President Nixon: That's what I'm talking about. Don't discuss it here. You talk to [E. Howard] Hunt. I want the break-in. Hell, they do that. You're to break into the place, rifle the files, and bring them in.
Haldeman: I don't have any problem with breaking in. It's a Defense Department approved security --
President Nixon: Just go in and take it. Go in around 8:00 or 9:00 o'clock.
Haldeman: Make an inspection of the safe.
President Nixon: That's right. You go in to inspect the safe. I mean, clean it up.

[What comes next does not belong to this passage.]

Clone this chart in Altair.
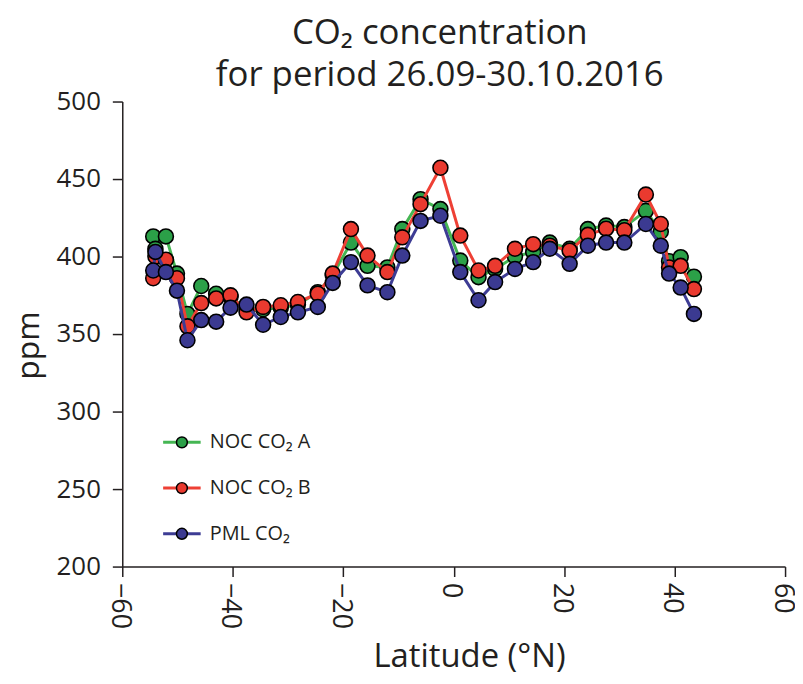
import altair as alt
import pandas as pd

lat = [-54.4, -54.0, -52.1, -50.1, -48.2, -45.7, -43.0, -40.4, -37.5, -34.5,
       -31.3, -28.2, -24.6, -21.9, -18.6, -15.6, -12.0, -9.3, -6.0, -2.4,
       1.2, 4.5, 7.5, 11.1, 14.4, 17.4, 21.0, 24.3, 27.6, 30.9,
       34.8, 37.5, 39.0, 41.1, 43.5]
noc_a = [413, 405, 413, 389, 363, 381, 376, 374, 366, 366,
         367, 369, 377, 388, 409, 394, 393, 417.7, 437, 430.6,
         397.4, 386.7, 392, 400, 403, 409, 405, 417.7, 420, 419,
         429.5, 416, 397, 399.6, 387]
noc_b = [386, 400, 398, 386, 355, 370, 373, 375, 364, 367.5,
         368.6, 370.7, 376, 389, 417.7, 400.6, 390, 412.4, 433.8, 457.3,
         413.5, 391, 394, 405, 408, 407, 403.8, 414, 418, 417,
         440, 421, 393, 394, 379]
pml = [391, 403, 390, 378, 346, 359, 358, 367, 369, 356,
       361, 364, 367.5, 383, 396.4, 381.4, 377, 400.6, 423, 426.3,
       390, 371.8, 383.5, 392, 396.4, 405, 395.3, 407, 409, 409,
       421, 407, 389, 380, 363]

series = ["NOC CO₂ A", "NOC CO₂ B", "PML CO₂"]
series_pt = [s + " " for s in series]  # separate domain so the marker legend is not merged
line_colors = ["#45b653", "#ee4035", "#3d3c94"]
fill_colors = ["#2ba048", "#ea3a2f", "#3b3a91"]
x_ticks = [-60, -40, -20, 0, 20, 40, 60]
y_ticks = [200, 250, 300, 350, 400, 450, 500]

rows = []
for name, name_pt, vals in zip(series, series_pt, [noc_a, noc_b, pml]):
    for la, v in zip(lat, vals):
        rows.append({"lat": la, "ppm": v, "series": name, "series_pt": name_pt})
df = pd.DataFrame(rows)

FONT = "Open Sans"
TXT = "#231f20"

x = alt.X("lat:Q", scale=alt.Scale(domain=[-60, 60], nice=False),
          axis=alt.Axis(values=x_ticks, title="Latitude (°N)", labelAngle=90,
                        labelFontSize=27, labelPadding=6, labelOffset=-3, titleFontSize=33,
                        titlePadding=12, tickSize=10, titleX=349))
y = alt.Y("ppm:Q", scale=alt.Scale(domain=[200, 500], nice=False),
          axis=alt.Axis(values=y_ticks, title="ppm", labelFontSize=26,
                        labelPadding=12, titleFontSize=32, titlePadding=11,
                        tickSize=10, titleY=245))

stroke_enc = alt.Color("series:N", scale=alt.Scale(domain=series, range=line_colors),
                       legend=alt.Legend(title=None, orient="none", legendX=50, legendY=333,
                                         symbolType="M-3.6,0H3.6", symbolSize=110,
                                         symbolStrokeWidth=3, labelOffset=18,
                                         labelFontSize=20, labelFont=FONT, labelColor=TXT,
                                         rowPadding=26, padding=0))
fill_enc = alt.Fill("series_pt:N", scale=alt.Scale(domain=series_pt, range=fill_colors),
                    legend=alt.Legend(title=None, orient="none", legendX=50, legendY=333,
                                      symbolType="circle", symbolSize=120,
                                      symbolStrokeColor="black", symbolStrokeWidth=1.5,
                                      symbolOpacity=1, labelOffset=18,
                                      labelFontSize=20, labelFont=FONT, labelOpacity=0,
                                      rowPadding=26, padding=0))

layers = []
for name in series:
    sub = df[df["series"] == name]
    layers.append(alt.Chart(sub).mark_line(strokeWidth=3).encode(
        x=x, y=y, color=stroke_enc, order="lat:Q"))
    layers.append(alt.Chart(sub).mark_circle(size=225, stroke="black", strokeWidth=1.6,
                                              opacity=1).encode(x=x, y=y, fill=fill_enc))

chart = alt.layer(*layers).properties(
    width=667, height=468,
    title=alt.Title(["CO₂ concentration", "for period 26.09-30.10.2016"],
                    fontSize=35, font=FONT, fontWeight="normal", color=TXT,
                    anchor="middle", dx=-14, dy=14, lineHeight=42, offset=10),
    autosize=alt.AutoSizeParams(type="none"),
    padding={"left": 115, "top": 92, "right": 10, "bottom": 108},
).configure_view(stroke=None).configure_axis(
    grid=False, domainColor=TXT, domainWidth=1.5, tickColor=TXT, tickWidth=1.5,
    labelFont=FONT, titleFont=FONT, labelColor=TXT, titleColor=TXT,
    titleFontWeight="normal",
)

chart.save("out.html", embed_options={"renderer": "svg", "actions": False})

Part of what's going on here that's terribly important is that the FBI isn't willing to do the things that the president wants; see this conversation between President Nixon and Attorney General Mitchell the previous day. As I've written, one way to understand Watergate is through the general notion of the weakness, not the strength, of the presidency. Nixon is supposedly at the top of the executive branch, but he can't get people in the various departments and agencies to do what he wants because they generally won't follow orders from the president -- that's not actually how the presidency works. It's not just illegal or unethical stuff; Nixon and his National Security Advisor Kissinger are busy running foreign policy without letting the State Department know what they're doing.So that's what's going on here: since the FBI won't do what the president wants, he's going to do it himself. That is, he's going to do it from within the White House. And in this one, we get the name of one of the people who is going to do what the FBI won't do, E. Howard Hunt.